EXTRACTED ENTRIES:
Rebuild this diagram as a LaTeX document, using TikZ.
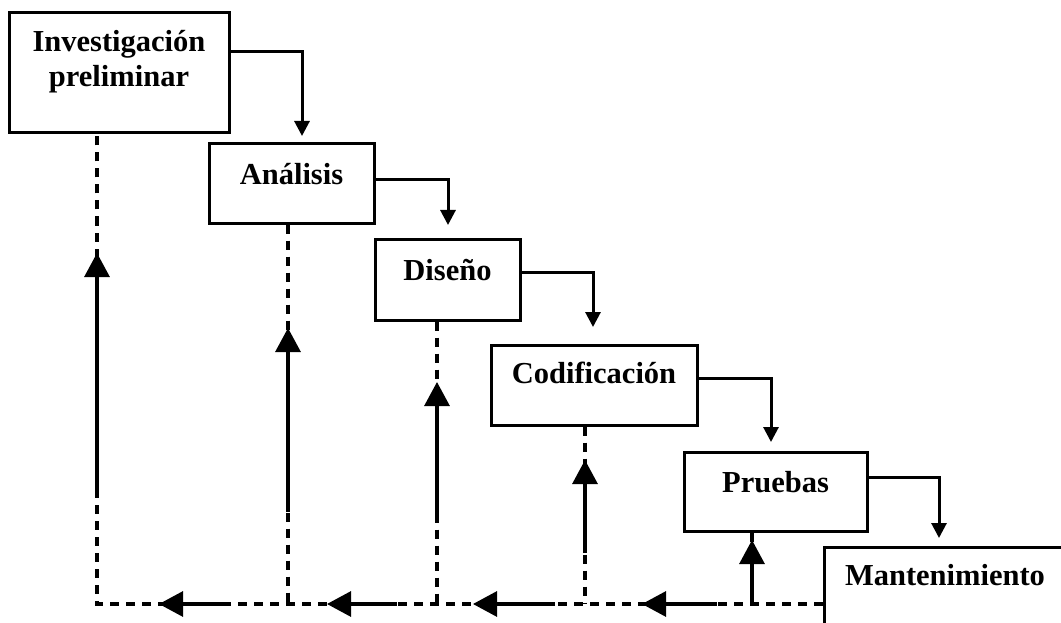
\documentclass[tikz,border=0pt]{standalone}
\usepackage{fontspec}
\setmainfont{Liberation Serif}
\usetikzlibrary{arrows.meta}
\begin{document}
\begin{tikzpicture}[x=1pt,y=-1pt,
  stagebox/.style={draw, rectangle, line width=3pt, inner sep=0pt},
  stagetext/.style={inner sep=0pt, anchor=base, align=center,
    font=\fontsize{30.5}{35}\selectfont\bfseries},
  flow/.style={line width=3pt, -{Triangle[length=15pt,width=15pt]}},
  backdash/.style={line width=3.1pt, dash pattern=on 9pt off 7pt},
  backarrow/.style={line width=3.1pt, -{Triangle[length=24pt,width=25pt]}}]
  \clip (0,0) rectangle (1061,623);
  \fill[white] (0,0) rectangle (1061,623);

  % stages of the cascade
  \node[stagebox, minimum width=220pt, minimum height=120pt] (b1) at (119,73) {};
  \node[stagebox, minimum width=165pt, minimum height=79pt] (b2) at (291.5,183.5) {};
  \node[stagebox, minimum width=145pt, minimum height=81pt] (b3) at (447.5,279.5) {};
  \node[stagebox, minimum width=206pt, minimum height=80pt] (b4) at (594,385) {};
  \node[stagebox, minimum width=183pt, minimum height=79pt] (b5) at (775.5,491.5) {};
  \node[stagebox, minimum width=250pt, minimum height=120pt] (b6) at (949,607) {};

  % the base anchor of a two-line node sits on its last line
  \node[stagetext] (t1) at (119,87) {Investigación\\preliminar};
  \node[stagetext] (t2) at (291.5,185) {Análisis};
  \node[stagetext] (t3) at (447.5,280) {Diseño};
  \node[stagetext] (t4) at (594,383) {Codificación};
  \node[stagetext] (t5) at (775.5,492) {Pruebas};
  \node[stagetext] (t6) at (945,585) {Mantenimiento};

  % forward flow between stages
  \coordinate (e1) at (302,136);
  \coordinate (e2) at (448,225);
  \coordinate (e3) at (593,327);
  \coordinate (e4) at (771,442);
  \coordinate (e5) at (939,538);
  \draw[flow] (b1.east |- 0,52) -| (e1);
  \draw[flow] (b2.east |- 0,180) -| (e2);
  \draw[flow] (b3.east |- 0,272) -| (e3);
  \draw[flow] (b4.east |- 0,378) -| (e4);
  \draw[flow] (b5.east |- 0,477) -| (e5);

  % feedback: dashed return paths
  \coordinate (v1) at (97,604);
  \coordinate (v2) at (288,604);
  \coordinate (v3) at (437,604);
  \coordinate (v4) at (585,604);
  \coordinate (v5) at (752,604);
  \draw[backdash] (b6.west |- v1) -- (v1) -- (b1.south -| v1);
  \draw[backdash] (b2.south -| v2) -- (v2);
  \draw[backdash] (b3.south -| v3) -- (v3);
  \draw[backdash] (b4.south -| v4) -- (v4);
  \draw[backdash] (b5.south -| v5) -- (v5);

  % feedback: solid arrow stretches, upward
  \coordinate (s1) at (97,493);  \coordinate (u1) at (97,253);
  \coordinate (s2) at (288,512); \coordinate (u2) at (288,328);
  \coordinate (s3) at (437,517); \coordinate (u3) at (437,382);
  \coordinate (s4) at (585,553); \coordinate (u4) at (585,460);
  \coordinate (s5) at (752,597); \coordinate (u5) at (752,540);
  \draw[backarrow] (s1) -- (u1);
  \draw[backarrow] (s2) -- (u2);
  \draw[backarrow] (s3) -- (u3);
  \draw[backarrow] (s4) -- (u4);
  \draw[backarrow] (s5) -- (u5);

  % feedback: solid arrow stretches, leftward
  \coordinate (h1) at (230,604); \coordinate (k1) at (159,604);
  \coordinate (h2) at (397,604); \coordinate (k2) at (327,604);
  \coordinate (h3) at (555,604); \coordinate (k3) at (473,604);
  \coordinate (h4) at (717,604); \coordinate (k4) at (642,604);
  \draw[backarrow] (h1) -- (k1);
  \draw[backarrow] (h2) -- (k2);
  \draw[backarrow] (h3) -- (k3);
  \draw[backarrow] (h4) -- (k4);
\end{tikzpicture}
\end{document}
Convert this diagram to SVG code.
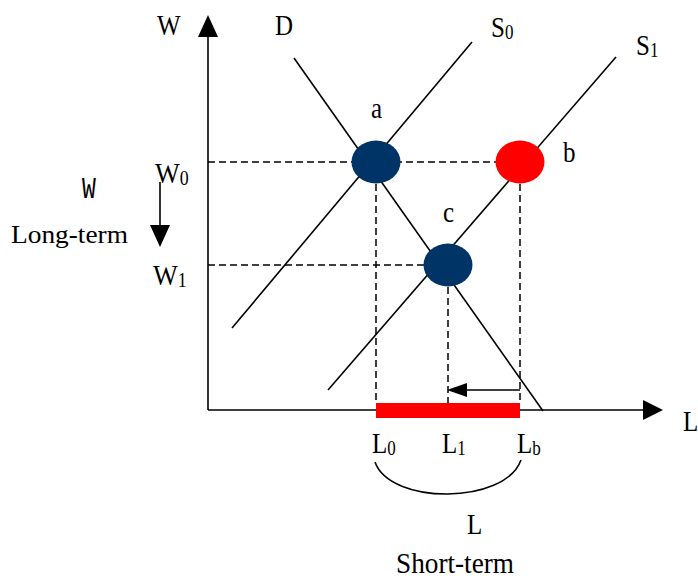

WHAT TO WORK ON: Leave out the pictures and copy every record above exactly.

FULL SOLUTION:
Rebuild this diagram as a LaTeX document, using TikZ.
\documentclass[tikz,border=0pt]{standalone}
\usepackage{fontspec}
\setmainfont{Liberation Serif}
\usetikzlibrary{arrows.meta}
\begin{document}
\begin{tikzpicture}[x=1pt,y=-1pt,
  stagebox/.style={draw, rectangle, line width=3pt, inner sep=0pt},
  stagetext/.style={inner sep=0pt, anchor=base, align=center,
    font=\fontsize{30.5}{35}\selectfont\bfseries},
  flow/.style={line width=3pt, -{Triangle[length=15pt,width=15pt]}},
  backdash/.style={line width=3.1pt, dash pattern=on 9pt off 7pt},
  backarrow/.style={line width=3.1pt, -{Triangle[length=24pt,width=25pt]}}]
  \clip (0,0) rectangle (1061,623);
  \fill[white] (0,0) rectangle (1061,623);

  % stages of the cascade
  \node[stagebox, minimum width=220pt, minimum height=120pt] (b1) at (119,73) {};
  \node[stagebox, minimum width=165pt, minimum height=79pt] (b2) at (291.5,183.5) {};
  \node[stagebox, minimum width=145pt, minimum height=81pt] (b3) at (447.5,279.5) {};
  \node[stagebox, minimum width=206pt, minimum height=80pt] (b4) at (594,385) {};
  \node[stagebox, minimum width=183pt, minimum height=79pt] (b5) at (775.5,491.5) {};
  \node[stagebox, minimum width=250pt, minimum height=120pt] (b6) at (949,607) {};

  % the base anchor of a two-line node sits on its last line
  \node[stagetext] (t1) at (119,87) {Investigación\\preliminar};
  \node[stagetext] (t2) at (291.5,185) {Análisis};
  \node[stagetext] (t3) at (447.5,280) {Diseño};
  \node[stagetext] (t4) at (594,383) {Codificación};
  \node[stagetext] (t5) at (775.5,492) {Pruebas};
  \node[stagetext] (t6) at (945,585) {Mantenimiento};

  % forward flow between stages
  \coordinate (e1) at (302,136);
  \coordinate (e2) at (448,225);
  \coordinate (e3) at (593,327);
  \coordinate (e4) at (771,442);
  \coordinate (e5) at (939,538);
  \draw[flow] (b1.east |- 0,52) -| (e1);
  \draw[flow] (b2.east |- 0,180) -| (e2);
  \draw[flow] (b3.east |- 0,272) -| (e3);
  \draw[flow] (b4.east |- 0,378) -| (e4);
  \draw[flow] (b5.east |- 0,477) -| (e5);

  % feedback: dashed return paths
  \coordinate (v1) at (97,604);
  \coordinate (v2) at (288,604);
  \coordinate (v3) at (437,604);
  \coordinate (v4) at (585,604);
  \coordinate (v5) at (752,604);
  \draw[backdash] (b6.west |- v1) -- (v1) -- (b1.south -| v1);
  \draw[backdash] (b2.south -| v2) -- (v2);
  \draw[backdash] (b3.south -| v3) -- (v3);
  \draw[backdash] (b4.south -| v4) -- (v4);
  \draw[backdash] (b5.south -| v5) -- (v5);

  % feedback: solid arrow stretches, upward
  \coordinate (s1) at (97,493);  \coordinate (u1) at (97,253);
  \coordinate (s2) at (288,512); \coordinate (u2) at (288,328);
  \coordinate (s3) at (437,517); \coordinate (u3) at (437,382);
  \coordinate (s4) at (585,553); \coordinate (u4) at (585,460);
  \coordinate (s5) at (752,597); \coordinate (u5) at (752,540);
  \draw[backarrow] (s1) -- (u1);
  \draw[backarrow] (s2) -- (u2);
  \draw[backarrow] (s3) -- (u3);
  \draw[backarrow] (s4) -- (u4);
  \draw[backarrow] (s5) -- (u5);

  % feedback: solid arrow stretches, leftward
  \coordinate (h1) at (230,604); \coordinate (k1) at (159,604);
  \coordinate (h2) at (397,604); \coordinate (k2) at (327,604);
  \coordinate (h3) at (555,604); \coordinate (k3) at (473,604);
  \coordinate (h4) at (717,604); \coordinate (k4) at (642,604);
  \draw[backarrow] (h1) -- (k1);
  \draw[backarrow] (h2) -- (k2);
  \draw[backarrow] (h3) -- (k3);
  \draw[backarrow] (h4) -- (k4);
\end{tikzpicture}
\end{document}
Convert this diagram to SVG code.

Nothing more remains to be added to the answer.